Shot shape and hole type variety was very good. There were long, short, uphill, downhill, sidehill, hillside to hillside, left, right, straight, zig-zag, heavily wooded, and a few open holes. The course is predominantly wooded though, and not heavily wooded with tight closed in fariways under dense trees, yet not city park style huge sporadic trees. It was a 'peaceful' type of wooded wonderland. There were some long, extreme, and amazing wooded holes, as well as tight and short ace runs. The longer holes (longer pins) really added some challenge like hole 5, 8, 11, and 17. You could rip a great drive out there, but being off course just a bit could kick you way off course.
The hilltop to hilltop shots across a ravine are very fun. There were so many here that I dare say they almost got repetitive (holes 5, 9, 10, 14, and others with that similar feel).
Memorable holes included #5 hilltop to hilltop with the pin way up on top, and #17 up through the ravine to a terraced green.
Multiple pins positions were available, some long pins really added another level of required skill, and brutality to the hole.
The pin placements were decently risky, not boring and lame wide open greens. More than a few posed definite rollaway risks, and almost all greens had trees to contend with around 30'.
Not much garbage in the park, indicative of local pride.
Amenities like benches, a cool mirror on #6 that allows you to see where the pin is, and even recycling cans at the parking lot rounded it all out.
Cons:
Just one tee. This is one of the biggest cons I will always list. Not only as someone who travels with family (wife and young kids who could use shorter tees), but as someone who seeks more variety and balanced offerings on a course. Since only one pin is in the ground at a time (despite multiple placements) one tee lets you play only one layout. For some variety, that second tee offers another complete hole, and as many more options per tee pad as pin placements per hole.

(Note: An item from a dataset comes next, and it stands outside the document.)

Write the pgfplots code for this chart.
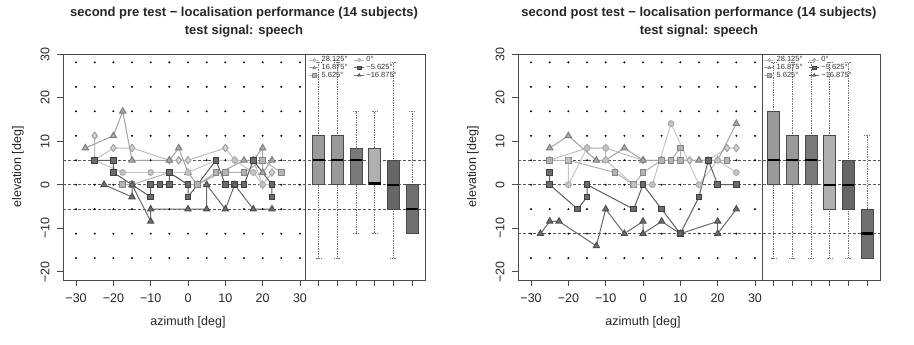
\documentclass[border=0pt]{standalone}
\usepackage{fontspec}
\setmainfont{Liberation Sans}
\usepackage{pgfplots}
\usepackage{pgfplotstable}
\pgfplotsset{compat=1.18}
\usepgfplotslibrary{statistics}

\definecolor{dLine}{HTML}{BDBDBD}\definecolor{dFill}{HTML}{D8D8D8}\definecolor{dDraw}{HTML}{9E9E9E}
\definecolor{tLine}{HTML}{A2A2A2}\definecolor{tFill}{HTML}{ABABAB}\definecolor{tDraw}{HTML}{7E7E7E}
\definecolor{qLine}{HTML}{B0B0B0}\definecolor{qFill}{HTML}{B4B4B4}\definecolor{qDraw}{HTML}{858585}
\definecolor{cLine}{HTML}{C6C6C6}\definecolor{cFill}{HTML}{C4C4C4}\definecolor{cDraw}{HTML}{ADADAD}
\definecolor{sLine}{HTML}{5E5E5E}\definecolor{sFill}{HTML}{6C6C6C}\definecolor{sDraw}{HTML}{3E3E3E}
\definecolor{uLine}{HTML}{6A6A6A}\definecolor{uFill}{HTML}{707070}\definecolor{uDraw}{HTML}{4E4E4E}
\definecolor{bxA}{HTML}{9A9A9A}\definecolor{bxB}{HTML}{999999}\definecolor{bxC}{HTML}{7A7A7A}
\definecolor{bxD}{HTML}{B0B0B0}\definecolor{bxE}{HTML}{666666}\definecolor{bxF}{HTML}{707070}
\definecolor{frame}{HTML}{4A4A4A}

\pgfplotstableread{
x a b c d e f g h i
-30 28.125 22.5 16.875 11.25 5.625 0 -5.625 -11.25 -16.875
-25 28.125 22.5 16.875 11.25 5.625 0 -5.625 -11.25 -16.875
-20 28.125 22.5 16.875 11.25 5.625 0 -5.625 -11.25 -16.875
-15 28.125 22.5 16.875 11.25 5.625 0 -5.625 -11.25 -16.875
-10 28.125 22.5 16.875 11.25 5.625 0 -5.625 -11.25 -16.875
-5 28.125 22.5 16.875 11.25 5.625 0 -5.625 -11.25 -16.875
0 28.125 22.5 16.875 11.25 5.625 0 -5.625 -11.25 -16.875
5 28.125 22.5 16.875 11.25 5.625 0 -5.625 -11.25 -16.875
10 28.125 22.5 16.875 11.25 5.625 0 -5.625 -11.25 -16.875
15 28.125 22.5 16.875 11.25 5.625 0 -5.625 -11.25 -16.875
20 28.125 22.5 16.875 11.25 5.625 0 -5.625 -11.25 -16.875
25 28.125 22.5 16.875 11.25 5.625 0 -5.625 -11.25 -16.875
30 28.125 22.5 16.875 11.25 5.625 0 -5.625 -11.25 -16.875
}\griddots

\newcommand\drawgrid{%
\foreach \c in {a,b,c,d,e,f,g,h,i}{%
\addplot[forget plot, only marks, mark=*, mark size=0.75pt, black] table[x=x,y=\c]{\griddots};}}

\pgfplotsset{
 panel/.style={
  scale only axis, width=362pt, height=226pt,
  xmin=-33.5, xmax=63.5, ymin=-21.9, ymax=30.05,
  axis line style={frame, line width=0.8pt},
  xtick={-30,-20,-10,0,10,20,30},
  xticklabels={−30,−20,−10,0,10,20,30},
  extra x ticks={35,40,45,50,55,60}, extra x tick labels={},
  ytick={-20,-10,0,10,20,30},
  yticklabels={−20,−10,0,10,20,30},
  xtick pos=bottom, ytick pos=left,
  tick align=outside, major tick length=6pt,
  tick style={frame, line width=0.7pt},
  ticklabel style={font=\fontsize{12.5}{13}\selectfont, text=black!85},
  yticklabel style={rotate=90, anchor=south},
  xticklabel shift=4pt, yticklabel shift=4pt,
  clip=false,
  boxplot/draw direction=y,
  boxplot/box extend=3.2, boxplot/whisker extend=1.6,
  boxplot/every whisker/.style={densely dotted, black!55, line width=0.7pt},
  boxplot/every median/.style={black, line width=2.4pt},
  legend style={draw=none, fill=none, anchor=north west,
    at={(axis cs:32.4,29.6)},
    font=\fontsize{7.5}{7.5}\selectfont, inner sep=0pt,
    nodes={inner sep=0.45pt, text=black!80},
    /tikz/every odd column/.append style={column sep=1.5pt},
    /tikz/every even column/.append style={column sep=6pt}},
  legend columns=3, transpose legend,
  legend cell align=left,
  legend image code/.code={\draw[mark repeat=2,mark phase=2,#1] plot coordinates {(0pt,0pt)(5pt,0pt)(10pt,0pt)};},
  legend image post style={mark size=1.8pt, line width=0.5pt},
 },
 hline/.style={forget plot, densely dashed, black!65, line width=0.6pt},
 sepline/.style={forget plot, frame, line width=0.8pt},
 sDia/.style={dLine, line width=1pt, mark=diamond*, mark size=3.6pt, mark options={solid, fill=dFill, draw=dDraw}},
 sTri/.style={tLine, line width=1pt, mark=triangle*, mark size=3.6pt, mark options={solid, fill=tFill, draw=tDraw}},
 sSqL/.style={qLine, line width=1pt, mark=square*, mark size=2.8pt, mark options={solid, fill=qFill, draw=qDraw}},
 sCir/.style={cLine, line width=1pt, mark=*, mark size=2.9pt, mark options={solid, fill=cFill, draw=cDraw}},
 sSqD/.style={sLine, line width=1pt, mark=square*, mark size=2.8pt, mark options={solid, fill=sFill, draw=sDraw}},
 sTriD/.style={uLine, line width=1pt, mark=triangle*, mark size=3.6pt, mark options={solid, fill=uFill, draw=uDraw}},
}

\begin{document}
\begin{tikzpicture}
\useasboundingbox (0,0) rectangle (914pt,345pt);

% ---------------- left panel ----------------
\begin{axis}[panel, at={(63pt,65pt)}, anchor=south west]
\drawgrid
\addplot[hline] coordinates {(-33.5,5.625) (63.5,5.625)};
\addplot[hline] coordinates {(-33.5,0) (63.5,0)};
\addplot[hline] coordinates {(-33.5,-5.625) (63.5,-5.625)};
\addplot[sepline] coordinates {(31.5,-21.9) (31.5,30.05)};
\addplot[forget plot, boxplot prepared={draw position=35, lower whisker=-16.875, lower quartile=0, median=5.625, upper quartile=11.25, upper whisker=28.125}, boxplot/every box/.style={fill=bxA, draw=frame, line width=0.6pt}] coordinates {};
\addplot[forget plot, boxplot prepared={draw position=40, lower whisker=-16.875, lower quartile=0, median=5.625, upper quartile=11.25, upper whisker=28.125}, boxplot/every box/.style={fill=bxB, draw=frame, line width=0.6pt}] coordinates {};
\addplot[forget plot, boxplot prepared={draw position=45, lower whisker=-11.25, lower quartile=0, median=5.625, upper quartile=8.4375, upper whisker=16.875}, boxplot/every box/.style={fill=bxC, draw=frame, line width=0.6pt}] coordinates {};
\addplot[forget plot, boxplot prepared={draw position=50, lower whisker=-11.25, lower quartile=0, median=0.3, upper quartile=8.4375, upper whisker=16.875}, boxplot/every box/.style={fill=bxD, draw=frame, line width=0.6pt}] coordinates {};
\addplot[forget plot, boxplot prepared={draw position=55, lower whisker=-16.875, lower quartile=-5.625, median=0, upper quartile=5.625, upper whisker=28.125}, boxplot/every box/.style={fill=bxE, draw=frame, line width=0.6pt}] coordinates {};
\addplot[forget plot, boxplot prepared={draw position=60, lower whisker=-11.25, lower quartile=-11.25, median=-5.625, upper quartile=0, upper whisker=16.875}, boxplot/every box/.style={fill=bxF, draw=frame, line width=0.6pt}] coordinates {};
% series
\addplot[sDia] coordinates {(-25,11.25) (-25,5.625) (-20,8.4375) (-15,8.4375) (-5,5.625) (-2.5,5.625) (0,5.625) (10,8.4375) (12.5,5.625) (17.5,5.625) (20,0) (22.5,2.8125)};
\addplot[sTri] coordinates {(-27.5,8.4375) (-20,11.25) (-17.5,16.875) (-15,5.625) (-5,5.625) (-2.5,8.4375) (0,2.8125) (2.5,0) (15,5.625) (17.5,5.625) (20,8.4375) (20,2.8125) (22.5,5.625)};
\addplot[sSqL] coordinates {(-17.5,0) (-15,0) (-5,2.8125) (0,0) (2.5,0) (7.5,2.8125) (10,2.8125) (15,2.8125) (20,5.625) (25,2.8125)};
\addplot[sCir] coordinates {(-25,5.625) (-17.5,2.8125) (-10,2.8125) (-5,2.8125) (0,2.8125) (7.5,5.625) (12.5,5.625) (17.5,2.8125) (20,0) (22.5,0)};
\addplot[sSqD] coordinates {(-25,5.625) (-20,5.625) (-20,2.8125) (-10,-2.8125) (-10,0) (-7.5,0) (-5,0) (-5,2.8125) (0,0) (0,-2.8125) (7.5,5.625) (10,0) (12.5,0) (15,0) (17.5,5.625) (22.5,0) (22.5,-2.8125)};
\addplot[sTriD] coordinates {(-22.5,0) (-15,-2.8125) (-15,0) (-10,-8.4375) (-10,-5.625) (0,-5.625) (5,-5.625) (5,0) (10,-5.625) (12.5,0) (17.5,-5.625) (22.5,-5.625)};
\legend{28.125°, 16.875°, 5.625°, 0°, −5.625°, −16.875°}
\end{axis}

% ---------------- right panel ----------------
\begin{axis}[panel, at={(518pt,65pt)}, anchor=south west]
\drawgrid
\addplot[hline] coordinates {(-33.5,5.625) (63.5,5.625)};
\addplot[hline] coordinates {(-33.5,0) (63.5,0)};
\addplot[hline] coordinates {(-33.5,-11.25) (63.5,-11.25)};
\addplot[sepline] coordinates {(32,-21.9) (32,30.05)};
\addplot[forget plot, boxplot prepared={draw position=35, lower whisker=-16.875, lower quartile=0, median=5.625, upper quartile=16.875, upper whisker=28.125}, boxplot/every box/.style={fill=bxA, draw=frame, line width=0.6pt}] coordinates {};
\addplot[forget plot, boxplot prepared={draw position=40, lower whisker=-16.875, lower quartile=0, median=5.625, upper quartile=11.25, upper whisker=28.125}, boxplot/every box/.style={fill=bxB, draw=frame, line width=0.6pt}] coordinates {};
\addplot[forget plot, boxplot prepared={draw position=45, lower whisker=-16.875, lower quartile=0, median=5.625, upper quartile=11.25, upper whisker=28.125}, boxplot/every box/.style={fill=bxC, draw=frame, line width=0.6pt}] coordinates {};
\addplot[forget plot, boxplot prepared={draw position=50, lower whisker=-16.875, lower quartile=-5.625, median=0, upper quartile=11.25, upper whisker=28.125}, boxplot/every box/.style={fill=bxD, draw=frame, line width=0.6pt}] coordinates {};
\addplot[forget plot, boxplot prepared={draw position=55, lower whisker=-16.875, lower quartile=-5.625, median=0, upper quartile=5.625, upper whisker=28.125}, boxplot/every box/.style={fill=bxE, draw=frame, line width=0.6pt}] coordinates {};
\addplot[forget plot, boxplot prepared={draw position=60, lower whisker=-16.875, lower quartile=-16.875, median=-11.25, upper quartile=-5.625, upper whisker=11.25}, boxplot/every box/.style={fill=bxF, draw=frame, line width=0.6pt}] coordinates {};
% series
\addplot[sDia] coordinates {(-25,5.625) (-15,8.4375) (-10,8.4375) (0,5.625) (12.5,5.625) (17.5,5.625) (22.5,8.4375) (25,8.4375)};
\addplot[sTri] coordinates {(-25,8.4375) (-20,11.25) (-12.5,5.625) (-10,5.625) (-5,8.4375) (0,5.625) (5,5.625) (15,5.625) (20,5.625) (25,14.0625)};
\addplot[sSqL] coordinates {(-25,5.625) (-20,5.625) (-7.5,2.8125) (-2.5,0) (0,2.8125) (5,5.625) (7.5,5.625) (10,8.4375) (10,5.625) (17.5,5.625) (22.5,5.625)};
\addplot[sCir] coordinates {(-20,5.625) (-20,0) (-15,8.4375) (-10,8.4375) (-10,5.625) (-2.5,0) (2.5,0) (7.5,14.0625) (15,0) (20,5.625) (25,2.8125)};
\addplot[sSqD] coordinates {(-25,2.8125) (-25,0) (-17.5,-5.625) (-15,-2.8125) (-15,0) (-2.5,-5.625) (0,0) (5,-5.625) (10,-11.25) (15,-2.8125) (17.5,5.625) (20,0) (25,0)};
\addplot[sTriD] coordinates {(-27.5,-11.25) (-25,-8.4375) (-22.5,-8.4375) (-12.5,-14.0625) (-10,-5.625) (-5,-11.25) (0,-8.4375) (0,-11.25) (5,-8.4375) (10,-11.25) (20,-8.4375) (20,-11.25) (25,-5.625)};
\legend{28.125°, 16.875°, 5.625°, 0°, −5.625°, −16.875°}
\end{axis}

% ---------------- titles and axis labels ----------------
\begin{scope}[every node/.style={font=\bfseries\fontsize{13}{15}\selectfont, text=black!85}]
\node at (244pt,332pt) {second pre test − localisation performance (14 subjects)};
\node at (244pt,313.5pt) {test signal: speech};
\node at (699pt,332pt) {second post test − localisation performance (14 subjects)};
\node at (699pt,313.5pt) {test signal: speech};
\end{scope}
\begin{scope}[every node/.style={font=\fontsize{12.5}{14}\selectfont, text=black!85}]
\node at (188pt,23pt) {azimuth [deg]};
\node at (643pt,23pt) {azimuth [deg]};
\node[rotate=90] at (18pt,178pt) {elevation [deg]};
\node[rotate=90] at (473pt,178pt) {elevation [deg]};
\end{scope}
\end{tikzpicture}
\end{document}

Multiple tees can greatly increase variety as far as design/layout, as well as skill variety.
No water or real OB (other than not wanting to be in the rough or poison ivy). Water hazards and defined OB add psychological destruction to your game as well as required skill and shot placement (a pond dug on the left of #1 would be GREAT!).

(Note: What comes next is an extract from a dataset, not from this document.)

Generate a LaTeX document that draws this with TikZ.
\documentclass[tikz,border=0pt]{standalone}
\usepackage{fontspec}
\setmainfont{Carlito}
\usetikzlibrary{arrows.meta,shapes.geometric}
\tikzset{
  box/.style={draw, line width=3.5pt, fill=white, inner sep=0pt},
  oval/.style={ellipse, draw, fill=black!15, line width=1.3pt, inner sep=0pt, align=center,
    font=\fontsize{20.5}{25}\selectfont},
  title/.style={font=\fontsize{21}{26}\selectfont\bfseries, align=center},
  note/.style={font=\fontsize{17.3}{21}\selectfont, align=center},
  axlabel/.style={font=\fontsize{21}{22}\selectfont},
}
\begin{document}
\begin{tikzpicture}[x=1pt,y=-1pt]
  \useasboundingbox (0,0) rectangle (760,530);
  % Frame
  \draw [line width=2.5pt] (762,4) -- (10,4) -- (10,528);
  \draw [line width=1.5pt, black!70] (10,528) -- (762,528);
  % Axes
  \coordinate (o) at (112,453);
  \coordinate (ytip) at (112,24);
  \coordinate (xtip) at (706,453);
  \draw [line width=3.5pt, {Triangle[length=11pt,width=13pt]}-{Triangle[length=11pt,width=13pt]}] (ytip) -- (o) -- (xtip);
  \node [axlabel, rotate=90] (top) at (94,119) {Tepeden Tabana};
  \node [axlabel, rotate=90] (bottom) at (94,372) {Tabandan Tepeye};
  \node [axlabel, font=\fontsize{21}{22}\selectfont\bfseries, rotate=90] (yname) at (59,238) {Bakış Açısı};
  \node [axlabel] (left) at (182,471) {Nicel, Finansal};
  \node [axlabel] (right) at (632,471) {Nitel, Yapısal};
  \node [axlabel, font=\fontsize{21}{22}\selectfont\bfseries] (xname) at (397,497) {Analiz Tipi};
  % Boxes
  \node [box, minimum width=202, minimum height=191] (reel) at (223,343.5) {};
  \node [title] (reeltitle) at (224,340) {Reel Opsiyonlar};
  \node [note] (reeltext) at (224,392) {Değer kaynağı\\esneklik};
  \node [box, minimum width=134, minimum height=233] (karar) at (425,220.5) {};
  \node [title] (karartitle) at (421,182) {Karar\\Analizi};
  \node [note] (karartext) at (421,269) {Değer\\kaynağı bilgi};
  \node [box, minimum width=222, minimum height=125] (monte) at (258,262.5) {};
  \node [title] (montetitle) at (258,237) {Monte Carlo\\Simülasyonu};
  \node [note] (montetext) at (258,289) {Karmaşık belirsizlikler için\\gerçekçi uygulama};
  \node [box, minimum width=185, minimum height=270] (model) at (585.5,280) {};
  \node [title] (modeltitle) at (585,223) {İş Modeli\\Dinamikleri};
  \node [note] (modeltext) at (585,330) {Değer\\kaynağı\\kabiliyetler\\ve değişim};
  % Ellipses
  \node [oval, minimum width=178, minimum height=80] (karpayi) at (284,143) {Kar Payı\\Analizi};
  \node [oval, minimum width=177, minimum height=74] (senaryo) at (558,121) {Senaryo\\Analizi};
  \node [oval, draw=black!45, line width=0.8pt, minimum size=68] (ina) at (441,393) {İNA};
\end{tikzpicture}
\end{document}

TONS of poison ivy and oak! I will always dock for these types of ecological problems when they are rampant. Not only because the stuff is in all sorts of locations everywhere that you can walk through, land in, or set your bag in, but because I am a travelling player and it sucks to have to quarantine a set of shoes/clothes because they are full of poison plants oils, and even worse to get a rash while on vacation.

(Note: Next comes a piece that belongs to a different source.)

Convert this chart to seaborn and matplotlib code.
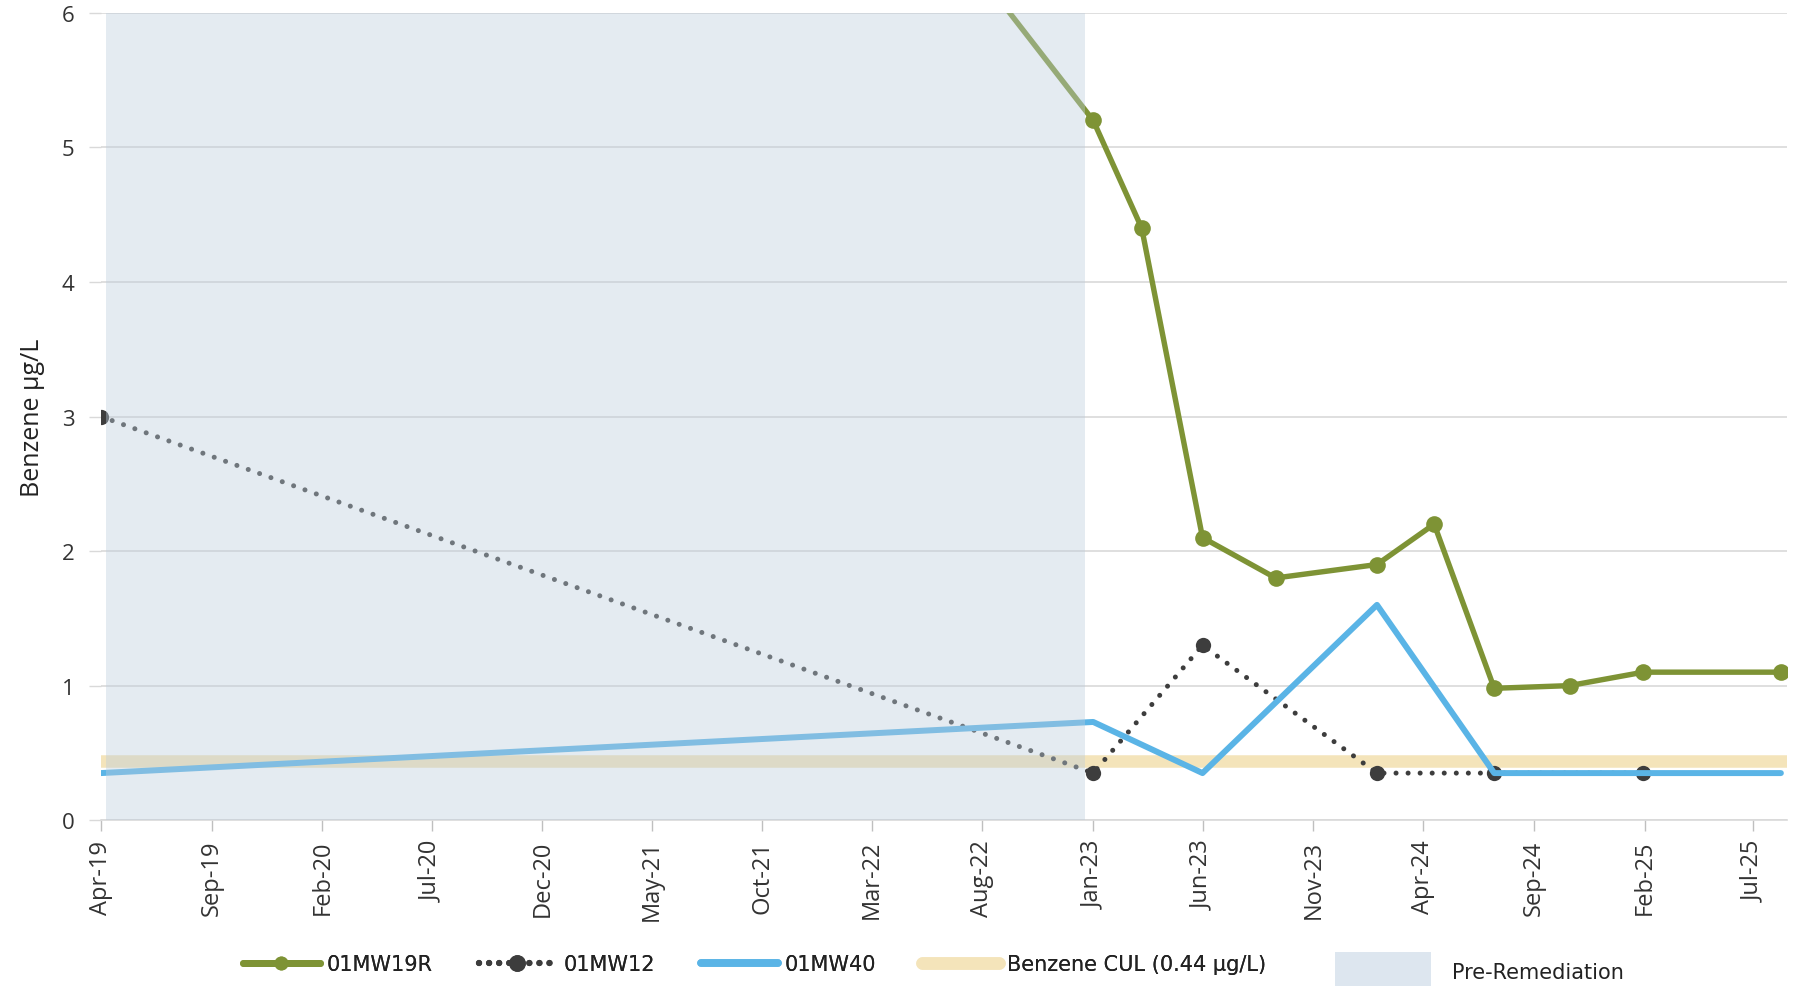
import matplotlib
matplotlib.use('Agg')
import matplotlib.pyplot as plt
import matplotlib.dates as mdates
from matplotlib.lines import Line2D
from matplotlib.patches import Patch
import seaborn as sns
import pandas as pd

# sample dates and benzene results (ug/L)
mw19r_dates = ['2019-04-01', '2023-01-01', '2023-03-09', '2023-06-01', '2023-09-10',
               '2024-01-28', '2024-04-16', '2024-07-08', '2024-10-20', '2025-01-30',
               '2025-08-08']
mw19r_vals = [14.7, 5.2, 4.4, 2.1, 1.8, 1.9, 2.2, 0.98, 1.0, 1.1, 1.1]

mw12_dates = ['2019-04-01', '2023-01-01', '2023-06-01', '2024-01-28', '2024-07-08',
              '2025-01-30']
mw12_vals = [3.0, 0.35, 1.3, 0.35, 0.35, 0.35]

mw40_dates = ['2019-04-01', '2023-01-01', '2023-06-01', '2024-01-28', '2024-07-08',
              '2024-10-20', '2025-01-30', '2025-08-08']
mw40_vals = [0.35, 0.73, 0.35, 1.6, 0.35, 0.35, 0.35, 0.35]

cul_value = 0.44
pre_remediation = ('2019-04-08', '2022-12-20')

green = '#7E9335'
dark = '#3D3D3D'
blue = '#5AB4E6'
tan = '#F4E4BA'

sns.set_theme(style='white')
plt.rcParams['font.family'] = ['Open Sans', 'DejaVu Sans']

df19 = pd.DataFrame({'date': pd.to_datetime(mw19r_dates), 'value': mw19r_vals})
df12 = pd.DataFrame({'date': pd.to_datetime(mw12_dates), 'value': mw12_vals})
df40 = pd.DataFrame({'date': pd.to_datetime(mw40_dates), 'value': mw40_vals})

fig = plt.figure(figsize=(18, 9.87), dpi=100)
ax = fig.add_axes([0.056, 0.168, 0.937, 0.818])

# cleanup level band
ax.axhline(cul_value, color=tan, lw=9, zorder=1)

sns.lineplot(data=df19, x='date', y='value', ax=ax, color=green, lw=3.9,
             marker='o', markersize=12, markeredgewidth=0, zorder=3)
sns.lineplot(data=df12, x='date', y='value', ax=ax, color=dark, lw=3.6,
             linestyle=(0, (0.01, 2.4)), dash_capstyle='round',
             marker='o', markersize=11, markeredgewidth=0, zorder=3)
sns.lineplot(data=df40, x='date', y='value', ax=ax, color=blue, lw=4.3, zorder=4)

# shading drawn on top so the lines fade inside it
ax.axvspan(pd.Timestamp(pre_remediation[0]), pd.Timestamp(pre_remediation[1]),
           color='#BCCDDC', alpha=0.4, lw=0, zorder=5)

ax.set_xlim(pd.Timestamp('2019-04-01'), pd.Timestamp('2025-08-17'))
ax.set_ylim(0, 6)
ax.set_yticks(range(0, 7))

ticks = pd.date_range('2019-04-01', '2025-07-01', freq='5MS')
ax.set_xticks(ticks)
ax.xaxis.set_major_formatter(mdates.DateFormatter('%b-%y'))
ax.tick_params(axis='x', rotation=90, labelsize=17, length=8, width=1,
               color='#BFBFBF', pad=6, labelcolor='#333333', bottom=True)
ax.tick_params(axis='y', labelsize=16, length=9, width=1, color='#D9D9D9',
               pad=10, labelcolor='#333333', left=True)

ax.grid(axis='y', color='#D9D9D9', lw=1.2)
ax.grid(axis='x', visible=False)
for s in ['top', 'right', 'left']:
    ax.spines[s].set_visible(False)
ax.spines['bottom'].set_color('#D9D9D9')
ax.spines['bottom'].set_linewidth(1.2)

ax.set_xlabel('')
ax.set_ylabel('Benzene µg/L', fontsize=18, color='#222222', labelpad=12)

leg_font = {'family': ['Liberation Sans Narrow', 'DejaVu Sans'], 'size': 15}
handles = [
    Line2D([], [], color=green, lw=5, marker='o', markersize=10, markeredgewidth=0),
    Line2D([], [], color=dark, lw=4.5, linestyle=(0, (0.01, 1.6)), dash_capstyle='round',
           marker='o', markersize=12, markeredgewidth=0),
    Line2D([], [], color=blue, lw=5.5),
    Line2D([], [], color=tan, lw=9),
]
labels = ['01MW19R', '01MW12', '01MW40', 'Benzene CUL (0.44 µg/L)']
leg1 = fig.legend(handles, labels, loc='center', bbox_to_anchor=(0.419, 0.022), ncol=4,
                  frameon=False, handlelength=3.7, handletextpad=0.35,
                  columnspacing=2.2, prop=leg_font, labelcolor='#222222')
leg2 = fig.legend([Patch(facecolor='#DDE6EF', edgecolor='none')], ['Pre-Remediation'],
                  loc='center', bbox_to_anchor=(0.822, 0.015), frameon=False,
                  handlelength=4.6, handleheight=2.4, handletextpad=1.0,
                  prop=leg_font, labelcolor='#222222')
fig.add_artist(leg1)

fig.savefig('out.png', dpi=100, facecolor='white')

My opinion was that all of the shorter wooded ace runs played as RHBH slight annys (i.e. I used my buzzz on all of them). It could just be the pin positions we played.
Other Thoughts:
The course must border a lot of private and secluded land. It was very peaceful, relaxing, and beautiful. We saw some unique things on this 'southern' course - box turtle right by the basket on #4, a huge snake on #8, and some type of huge wasp that was 5x the size of other bees.
I'd say the course is a little less balanced and varied than I would like, but the terrain and solid design made it very fun. I'd call it almost 100% wooded because only 1 and 18 are open, and neither one are true wide open ripper holes or long downhill bombers. But it was definitely high on my enjoyment scale.
We played the course in the midst of a roadtrip from WI to SC. It was hot, we all walked around the course as a family, my wife and I played, and despite having to constantly keep the kids from walking through the poison plants, we had a good time and did not regret playing here.
It was great to see recycling containers at the parking lot! RRR.
In my spreadsheet, the course calculated to a 4.0 rating despite the predominant woodedness and lack of water hazards and multiple tees. I would play here again (and also come back to the Bier Garden, Mellow Mushroom Pizza, and any one of the 8 or so brewpubs in Asheville, plus the Western NC farmer's market).